In Canada, because we have such an abundance of natural resources, it’s become part of our national character to choose resource extraction over invention. I’m not saying that there hasn’t been world-class creativity in the resource sector. The innovation in the oil and gas industry in Canada is second to none and the TSX is where the world raises capital to find and commercialize resources. But ultimately resource extraction amounts to the selling of assets and not the creation of new value.
Although the discovery and processing of new deposits relies on advanced technology, the gold, oil and old growth trees that we sell represent the clearing out of our national bank account. Even with so-called renewable resources like forestry, we’ll never get old growth forests back.
But is there another way? The answer – “yes” – requires that we think beyond the beaver, that we embrace risk, and that we strive to build high growth companies and create value rather than simply liquidating it.
In B.C. one of the most contentious political issues is the proposed development of the Enbridge pipeline. The argument given to British Columbians is that the pipeline represents revenue of $28 billion over 25 years. This is presented as a once in a lifetime windfall that cannot logically be resisted, but when you look at it, that’s not a ton of dough. It works out to about a billion dollars annually. That’s only about 10 times what Vancouver’s Hootsuite expects to make this year. Seattle’s Amazon makes $25 billion in 6 months. To put that in perspective, Amazon is worth over 1,200 times what the Enbridge pipeline is in terms of revenue.

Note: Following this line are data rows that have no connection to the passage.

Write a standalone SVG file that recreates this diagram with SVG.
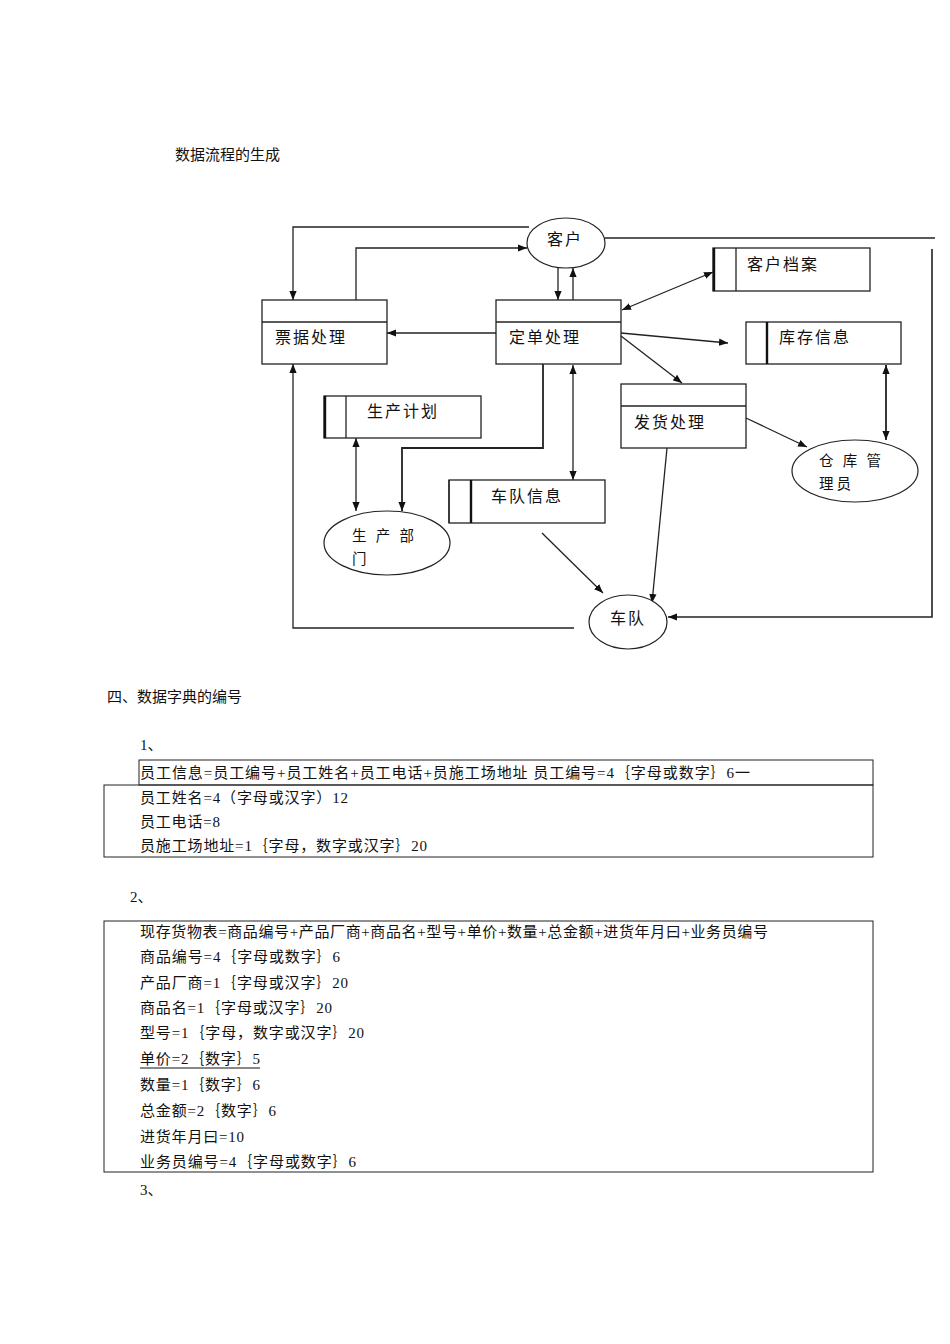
<svg xmlns="http://www.w3.org/2000/svg" width="950" height="1344" viewBox="0 0 950 1344">
<style>
.bg{fill:#fff}
.box{fill:none;stroke:#222;stroke-width:1.3}
.thick{stroke:#111;stroke-width:2.4}
.ell{fill:#fff;stroke:#222;stroke-width:1.2}
.con{fill:none;stroke:#222;stroke-width:1.3}
.lbl{font-family:"Noto Sans CJK SC","Noto Sans",sans-serif;font-size:16px;letter-spacing:2px;fill:#111}
.lbl2{font-family:"Noto Sans CJK SC","Noto Sans",sans-serif;font-size:14.5px;letter-spacing:3px;fill:#111}
.doc{font-family:"Liberation Serif","Noto Sans CJK SC",serif;font-size:15px;fill:#111}
.tbl{fill:none;stroke:#222;stroke-width:1}
</style>
<defs>
<marker id="ah" viewBox="0 0 10 10" refX="10" refY="5" markerWidth="9" markerHeight="9" markerUnits="userSpaceOnUse" orient="auto-start-reverse">
<path d="M0,1 L10,5 L0,9 z" fill="#111"/>
</marker>
</defs>
<rect class="bg" x="0" y="0" width="950" height="1344"/>

<text class="doc" x="175" y="160">数据流程的生成</text>

<g id="connectors">
<polyline class="con" points="529,227 293,227 293,300" marker-end="url(#ah)"/>
<polyline class="con" points="356,300 356,248 527,248" marker-end="url(#ah)"/>
<line class="con" x1="558" y1="267" x2="558" y2="300" marker-end="url(#ah)"/>
<line class="con" x1="573" y1="300" x2="573" y2="268" marker-end="url(#ah)"/>
<line class="con" x1="496" y1="333" x2="387" y2="333" marker-end="url(#ah)"/>
<polyline class="con" points="543,364 543,448 402,448 402,511" marker-end="url(#ah)" style="stroke-width:1.8"/>
<line class="con" x1="573" y1="365" x2="573" y2="480" marker-start="url(#ah)" marker-end="url(#ah)"/>
<polyline class="con" points="574,628 293,628 293,364" marker-end="url(#ah)"/>
<line class="con" x1="356" y1="438" x2="356" y2="511" marker-start="url(#ah)" marker-end="url(#ah)"/>
<line class="con" x1="542" y1="533" x2="603" y2="593" marker-end="url(#ah)"/>
<line class="con" x1="667" y1="448" x2="652" y2="603" marker-end="url(#ah)"/>
<line class="con" x1="746" y1="418" x2="807" y2="447" marker-end="url(#ah)"/>
<line class="con" x1="886" y1="365" x2="886" y2="440" marker-start="url(#ah)" marker-end="url(#ah)" style="stroke-width:1.8"/>
<line class="con" x1="622" y1="310" x2="713" y2="272" marker-start="url(#ah)" marker-end="url(#ah)"/>
<line class="con" x1="621" y1="333" x2="728" y2="343" marker-end="url(#ah)"/>
<line class="con" x1="621" y1="336" x2="682" y2="383" marker-end="url(#ah)"/>
<line class="con" x1="605" y1="238" x2="935" y2="238"/>
<polyline class="con" points="932,249 932,617 668,617" marker-end="url(#ah)" style="stroke-width:1.6"/>
</g>

<g id="n-kehu">
<ellipse class="ell" cx="566" cy="243" rx="39" ry="25"/>
<text class="lbl" x="547" y="245">客户</text>
</g>

<g id="n-piaoju">
<rect class="box" x="262" y="300" width="125" height="64"/>
<line class="box" x1="262" y1="322" x2="387" y2="322"/>
<text class="lbl" x="275" y="343">票据处理</text>
</g>

<g id="n-dingdan">
<rect class="box" x="496" y="300" width="125" height="64"/>
<line class="box" x1="496" y1="322" x2="621" y2="322"/>
<text class="lbl" x="509" y="343">定单处理</text>
</g>

<g id="n-kehudangan">
<rect class="box" x="713" y="248" width="157" height="43"/>
<line class="thick" x1="714" y1="248" x2="714" y2="291"/>
<line class="box" x1="736" y1="248" x2="736" y2="291"/>
<text class="lbl" x="747" y="270">客户档案</text>
</g>

<g id="n-kucun">
<rect class="box" x="746" y="322" width="155" height="42"/>
<line class="thick" x1="767" y1="322" x2="767" y2="364"/>
<text class="lbl" x="779" y="343">库存信息</text>
</g>

<g id="n-fahuo">
<rect class="box" x="621" y="384" width="125" height="64"/>
<line class="box" x1="621" y1="406" x2="746" y2="406"/>
<text class="lbl" x="634" y="428">发货处理</text>
</g>

<g id="n-shengchanjihua">
<rect class="box" x="324" y="396" width="157" height="42"/>
<line class="thick" x1="325" y1="396" x2="325" y2="438"/>
<line class="box" x1="346" y1="396" x2="346" y2="438"/>
<text class="lbl" x="367" y="417">生产计划</text>
</g>

<g id="n-chedui-info">
<rect class="box" x="449" y="480" width="156" height="43"/>
<line class="box" x1="449" y1="480" x2="449" y2="523"/>
<line class="thick" x1="471" y1="480" x2="471" y2="523"/>
<text class="lbl" x="491" y="502">车队信息</text>
</g>

<g id="n-cangku">
<ellipse class="ell" cx="855" cy="471" rx="63" ry="31"/>
<text class="lbl2" x="819" y="466">仓 库 管</text>
<text class="lbl2" x="819" y="488.5">理员</text>
</g>

<g id="n-shengchanbumen">
<ellipse class="ell" cx="387" cy="543" rx="63" ry="32"/>
<text class="lbl2" x="352" y="541">生 产 部</text>
<text class="lbl2" x="352" y="563.5">门</text>
</g>

<g id="n-chedui">
<ellipse class="ell" cx="628" cy="622" rx="39" ry="27"/>
<text class="lbl" x="610" y="624">车队</text>
</g>

<text class="doc" x="107" y="702">四、数据字典的编号</text>
<text class="doc" x="140" y="750">1、</text>

<rect class="tbl" x="139" y="760" width="734" height="25"/>
<rect class="tbl" x="104" y="785" width="769" height="72"/>
<text class="doc" x="140" y="778" textLength="610" lengthAdjust="spacing">员工信息=员工编号+员工姓名+员工电话+员施工场地址  员工编号=4｛字母或数字｝6一</text>
<text class="doc" x="140" y="803" textLength="208" lengthAdjust="spacing">员工姓名=4（字母或汉字）12</text>
<text class="doc" x="140" y="827" textLength="80" lengthAdjust="spacing">员工电话=8</text>
<text class="doc" x="140" y="851" textLength="287" lengthAdjust="spacing">员施工场地址=1｛字母，数字或汉字｝20</text>

<text class="doc" x="130" y="902">2、</text>

<rect class="tbl" x="104" y="921" width="769" height="251"/>
<text class="doc" x="140" y="937" textLength="628" lengthAdjust="spacing">现存货物表=商品编号+产品厂商+商品名+型号+单价+数量+总金额+进货年月曰+业务员编号</text>
<text class="doc" x="140" y="962" textLength="200" lengthAdjust="spacing">商品编号=4｛字母或数字｝6</text>
<text class="doc" x="140" y="988" textLength="208" lengthAdjust="spacing">产品厂商=1｛字母或汉字｝20</text>
<text class="doc" x="140" y="1013" textLength="192" lengthAdjust="spacing">商品名=1｛字母或汉字｝20</text>
<text class="doc" x="140" y="1038" textLength="224" lengthAdjust="spacing">型号=1｛字母，数字或汉字｝20</text>
<text class="doc" x="140" y="1064" textLength="120" lengthAdjust="spacing">单价=2｛数字｝5</text>
<line x1="140" y1="1068" x2="260" y2="1068" stroke="#111" stroke-width="1"/>
<text class="doc" x="140" y="1090" textLength="120" lengthAdjust="spacing">数量=1｛数字｝6</text>
<text class="doc" x="140" y="1116" textLength="136" lengthAdjust="spacing">总金额=2｛数字｝6</text>
<text class="doc" x="140" y="1142" textLength="104" lengthAdjust="spacing">进货年月曰=10</text>
<text class="doc" x="140" y="1167" textLength="216" lengthAdjust="spacing">业务员编号=4｛字母或数字｝6</text>

<text class="doc" x="140" y="1195">3、</text>
</svg>
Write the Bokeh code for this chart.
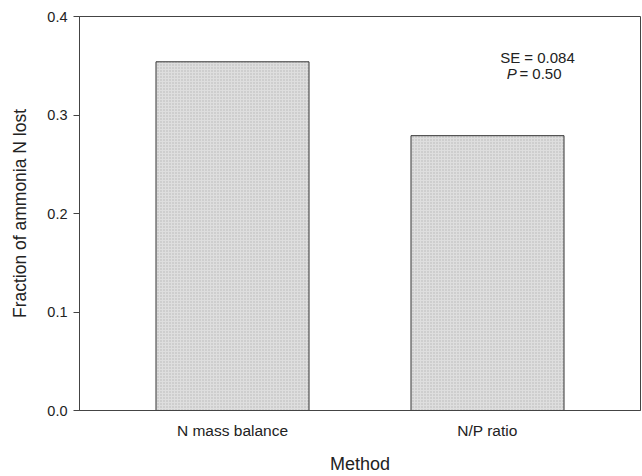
from bokeh.plotting import figure
from bokeh.models import Range1d, FixedTicker, ColumnDataSource
from bokeh.core.properties import value
from bokeh.embed import file_html
from bokeh.resources import INLINE

categories = ["N mass balance", "N/P ratio"]
fractions = [0.354, 0.279]
y_ticks = [0.0, 0.1, 0.2, 0.3, 0.4]
se_text = "SE = 0.084"
p_value_text = "= 0.50"

xpos = [i + 1 for i in range(len(categories))]
src = ColumnDataSource(dict(x=xpos, top=fractions))

FONT = "Liberation Sans"

p = figure(width=642, height=476, output_backend="svg", toolbar_location=None,
           x_range=Range1d(0.4, 2.6), y_range=Range1d(0, 0.4),
           min_border_left=79, min_border_right=2, min_border_top=16, min_border_bottom=66)

p.vbar(x="x", top="top", bottom=0, width=0.6, source=src,
       fill_color="#dedede", line_color="#333333", line_width=1,
       hatch_pattern="dot", hatch_color="#8c8c8c", hatch_scale=3, hatch_alpha=0.5)

p.xgrid.grid_line_color = None
p.ygrid.grid_line_color = None
p.outline_line_color = "#444444"
p.outline_line_width = 1
p.background_fill_color = "white"
p.border_fill_color = "white"

p.xaxis.ticker = FixedTicker(ticks=xpos)
p.xaxis.major_label_overrides = {x: c for x, c in zip(xpos, categories)}
p.xaxis.major_tick_line_color = None
p.xaxis.major_tick_in = 0
p.xaxis.major_tick_out = 0
p.xaxis.minor_tick_line_color = None
p.xaxis.axis_line_color = "#444444"
p.xaxis.axis_label = "Method"
p.xaxis.axis_label_text_font = FONT
p.xaxis.axis_label_text_font_style = "normal"
p.xaxis.axis_label_text_font_size = "18px"
p.xaxis.axis_label_standoff = 12
p.xaxis.major_label_text_font = FONT
p.xaxis.major_label_text_font_size = "15.5px"
p.xaxis.major_label_standoff = 11
p.xaxis.major_label_text_color = "#222222"
p.xaxis.axis_label_text_color = "#222222"

p.yaxis.ticker = FixedTicker(ticks=y_ticks)
p.yaxis.formatter.use_scientific = False
p.yaxis.major_label_overrides = {t: f"{t:.1f}" for t in y_ticks}
p.yaxis.minor_tick_line_color = None
p.yaxis.major_tick_in = 0
p.yaxis.major_tick_out = 6
p.yaxis.major_tick_line_color = "#444444"
p.yaxis.axis_line_color = "#444444"
p.yaxis.axis_label = "Fraction of ammonia N lost"
p.yaxis.axis_label_text_font = FONT
p.yaxis.axis_label_text_font_style = "normal"
p.yaxis.axis_label_text_font_size = "17.5px"
p.yaxis.axis_label_standoff = 14
p.yaxis.major_label_text_font = FONT
p.yaxis.major_label_text_font_size = "14.5px"
p.yaxis.major_label_standoff = 6
p.yaxis.major_label_text_color = "#222222"
p.yaxis.axis_label_text_color = "#222222"

p.text(x=[2.196], y=[0.358], text=[se_text], text_font=value(FONT), text_font_size="15px",
       text_align="center", text_baseline="middle", text_color="#222222")
p.text(x=[2.115], y=[0.342], text=["P"], text_font=value(FONT), text_font_size="15px",
       text_font_style="italic", text_align="right", text_baseline="middle", text_color="#222222")
p.text(x=[2.125], y=[0.342], text=[p_value_text], text_font=value(FONT), text_font_size="15px",
       text_align="left", text_baseline="middle", text_color="#222222")

open("out.html", "w").write(file_html(p, INLINE))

But building the next Amazon – as opposed to cutting it down – requires a willingness to take the kind of risk that Canadians have been reluctant to contemplate. Betting our pristine coastlines and natural wilderness comes easy to many Canadians but when it comes to our money we are recklessly cautious. Early and late stage startups require bold ambitions and the willingness to invest in our people and their vision.
So the next time you find yourself in an argument about the future of Canada’s economy, remember that the most valuable resource we control is not our water, our oil, our fish stocks or our forests. It is our people and their ideas. That’s where we’re going to find the next great mother lode.